▸ Task description:
Write out each line in which the string "chart" is present.

▸ Given data:

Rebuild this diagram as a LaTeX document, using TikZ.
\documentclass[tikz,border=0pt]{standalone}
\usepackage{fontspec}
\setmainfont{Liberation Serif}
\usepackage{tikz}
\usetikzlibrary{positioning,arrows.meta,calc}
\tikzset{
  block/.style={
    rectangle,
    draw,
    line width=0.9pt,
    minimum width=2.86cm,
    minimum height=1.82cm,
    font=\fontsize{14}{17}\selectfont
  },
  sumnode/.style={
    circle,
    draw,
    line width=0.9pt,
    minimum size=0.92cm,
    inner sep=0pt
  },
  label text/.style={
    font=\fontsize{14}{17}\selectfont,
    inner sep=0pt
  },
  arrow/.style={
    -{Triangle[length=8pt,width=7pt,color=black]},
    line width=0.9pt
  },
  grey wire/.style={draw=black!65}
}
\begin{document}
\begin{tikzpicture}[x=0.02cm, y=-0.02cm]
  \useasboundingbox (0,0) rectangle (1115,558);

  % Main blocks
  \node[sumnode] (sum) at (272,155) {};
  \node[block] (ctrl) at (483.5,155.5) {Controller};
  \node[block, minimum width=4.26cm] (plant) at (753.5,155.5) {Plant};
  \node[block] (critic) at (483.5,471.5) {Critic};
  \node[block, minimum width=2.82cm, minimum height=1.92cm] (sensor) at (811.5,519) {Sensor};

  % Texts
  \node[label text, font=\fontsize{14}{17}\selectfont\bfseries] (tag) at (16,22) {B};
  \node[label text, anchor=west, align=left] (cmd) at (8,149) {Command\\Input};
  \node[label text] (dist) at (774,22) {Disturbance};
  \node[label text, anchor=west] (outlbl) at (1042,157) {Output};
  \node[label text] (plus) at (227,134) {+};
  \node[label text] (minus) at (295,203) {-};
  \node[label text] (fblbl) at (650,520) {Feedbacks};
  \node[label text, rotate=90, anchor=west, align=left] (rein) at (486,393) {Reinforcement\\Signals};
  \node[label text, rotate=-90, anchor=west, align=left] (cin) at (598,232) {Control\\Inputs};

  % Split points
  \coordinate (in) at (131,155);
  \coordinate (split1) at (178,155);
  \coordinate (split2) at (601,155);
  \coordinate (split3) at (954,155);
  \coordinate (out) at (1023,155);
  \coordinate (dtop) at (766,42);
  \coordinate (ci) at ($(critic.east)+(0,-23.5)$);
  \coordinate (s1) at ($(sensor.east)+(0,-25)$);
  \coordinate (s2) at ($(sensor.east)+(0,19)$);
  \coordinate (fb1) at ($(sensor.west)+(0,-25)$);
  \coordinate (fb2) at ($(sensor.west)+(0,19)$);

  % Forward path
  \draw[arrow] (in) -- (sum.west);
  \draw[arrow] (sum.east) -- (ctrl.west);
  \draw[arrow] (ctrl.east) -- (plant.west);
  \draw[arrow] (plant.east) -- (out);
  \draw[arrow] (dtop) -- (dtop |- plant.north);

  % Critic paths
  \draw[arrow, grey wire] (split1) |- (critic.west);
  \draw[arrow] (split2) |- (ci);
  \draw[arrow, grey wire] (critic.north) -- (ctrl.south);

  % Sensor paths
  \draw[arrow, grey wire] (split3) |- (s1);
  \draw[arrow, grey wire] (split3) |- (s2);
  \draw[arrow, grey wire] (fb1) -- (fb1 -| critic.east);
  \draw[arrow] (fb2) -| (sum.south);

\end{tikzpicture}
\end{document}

...

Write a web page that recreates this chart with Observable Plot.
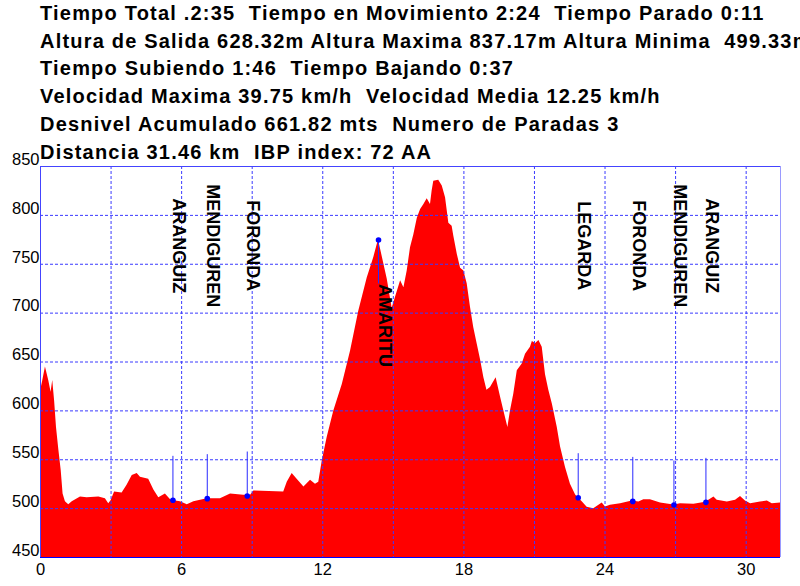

---

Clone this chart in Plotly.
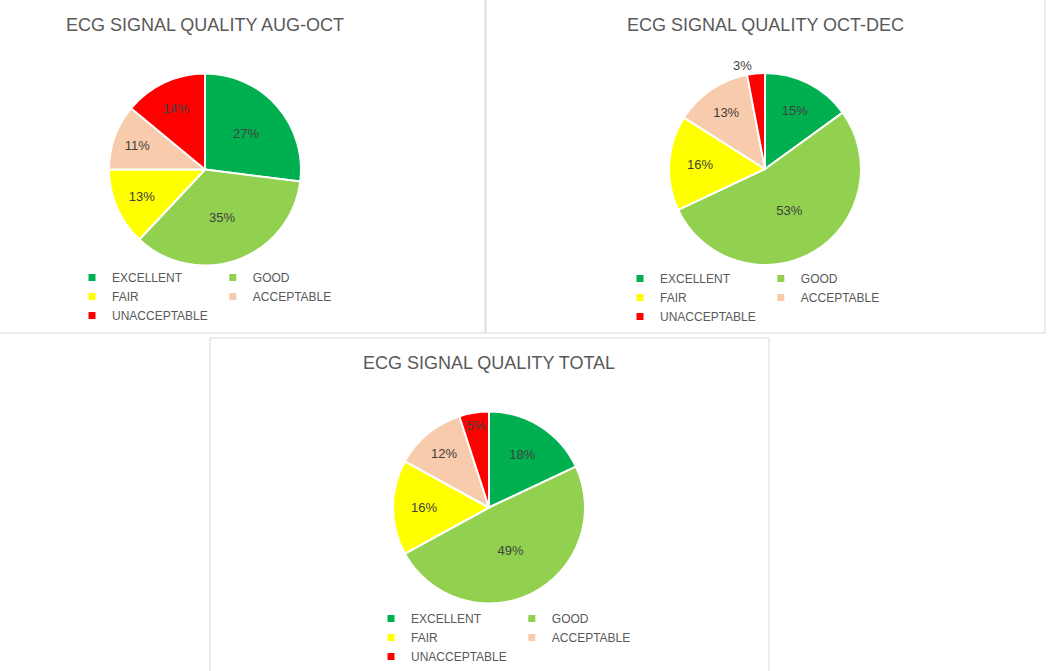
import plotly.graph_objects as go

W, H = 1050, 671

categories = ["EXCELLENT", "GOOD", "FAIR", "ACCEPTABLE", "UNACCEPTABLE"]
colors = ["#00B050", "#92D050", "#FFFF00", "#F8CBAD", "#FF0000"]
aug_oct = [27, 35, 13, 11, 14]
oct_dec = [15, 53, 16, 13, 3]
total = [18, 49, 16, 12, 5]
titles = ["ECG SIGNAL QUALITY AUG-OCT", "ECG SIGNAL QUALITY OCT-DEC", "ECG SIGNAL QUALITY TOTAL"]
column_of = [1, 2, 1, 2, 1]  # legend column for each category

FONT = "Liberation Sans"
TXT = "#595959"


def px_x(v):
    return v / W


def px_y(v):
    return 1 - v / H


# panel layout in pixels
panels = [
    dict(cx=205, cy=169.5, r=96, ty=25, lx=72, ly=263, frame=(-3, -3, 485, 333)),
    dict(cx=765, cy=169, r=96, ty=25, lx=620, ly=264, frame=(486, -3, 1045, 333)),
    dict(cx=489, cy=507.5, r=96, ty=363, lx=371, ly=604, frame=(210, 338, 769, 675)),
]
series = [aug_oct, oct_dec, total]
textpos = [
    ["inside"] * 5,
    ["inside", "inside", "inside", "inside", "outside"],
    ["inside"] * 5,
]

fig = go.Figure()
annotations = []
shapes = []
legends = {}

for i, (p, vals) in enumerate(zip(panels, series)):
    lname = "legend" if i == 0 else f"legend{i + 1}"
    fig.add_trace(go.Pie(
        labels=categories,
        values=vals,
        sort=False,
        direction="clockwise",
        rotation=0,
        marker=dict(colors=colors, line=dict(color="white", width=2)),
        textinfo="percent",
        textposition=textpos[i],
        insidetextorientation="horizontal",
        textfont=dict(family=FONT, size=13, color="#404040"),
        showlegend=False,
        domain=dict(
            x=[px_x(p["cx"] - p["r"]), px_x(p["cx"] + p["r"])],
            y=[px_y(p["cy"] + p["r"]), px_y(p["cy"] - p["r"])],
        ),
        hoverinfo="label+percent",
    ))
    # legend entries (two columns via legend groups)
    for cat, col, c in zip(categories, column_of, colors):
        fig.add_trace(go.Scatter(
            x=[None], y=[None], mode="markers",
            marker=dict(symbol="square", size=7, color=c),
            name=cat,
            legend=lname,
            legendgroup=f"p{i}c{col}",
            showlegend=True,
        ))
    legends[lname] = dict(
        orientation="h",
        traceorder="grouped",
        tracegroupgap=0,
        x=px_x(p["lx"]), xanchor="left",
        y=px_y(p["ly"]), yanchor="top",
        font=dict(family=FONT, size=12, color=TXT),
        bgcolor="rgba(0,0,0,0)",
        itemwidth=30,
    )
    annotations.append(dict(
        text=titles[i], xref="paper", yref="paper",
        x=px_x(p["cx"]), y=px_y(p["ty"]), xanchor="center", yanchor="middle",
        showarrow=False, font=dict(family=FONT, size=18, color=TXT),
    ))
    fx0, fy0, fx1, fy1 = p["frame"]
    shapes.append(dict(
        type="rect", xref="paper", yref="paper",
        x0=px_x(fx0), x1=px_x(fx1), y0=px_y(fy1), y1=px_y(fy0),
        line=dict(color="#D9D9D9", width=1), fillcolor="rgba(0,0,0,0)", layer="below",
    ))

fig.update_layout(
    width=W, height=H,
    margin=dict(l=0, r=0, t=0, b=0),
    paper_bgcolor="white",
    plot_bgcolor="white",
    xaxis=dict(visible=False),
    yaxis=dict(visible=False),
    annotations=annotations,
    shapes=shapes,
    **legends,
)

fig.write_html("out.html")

▸ Answer to this problem:
Write a web page that recreates this chart with Observable Plot.
Clone this chart in Plotly.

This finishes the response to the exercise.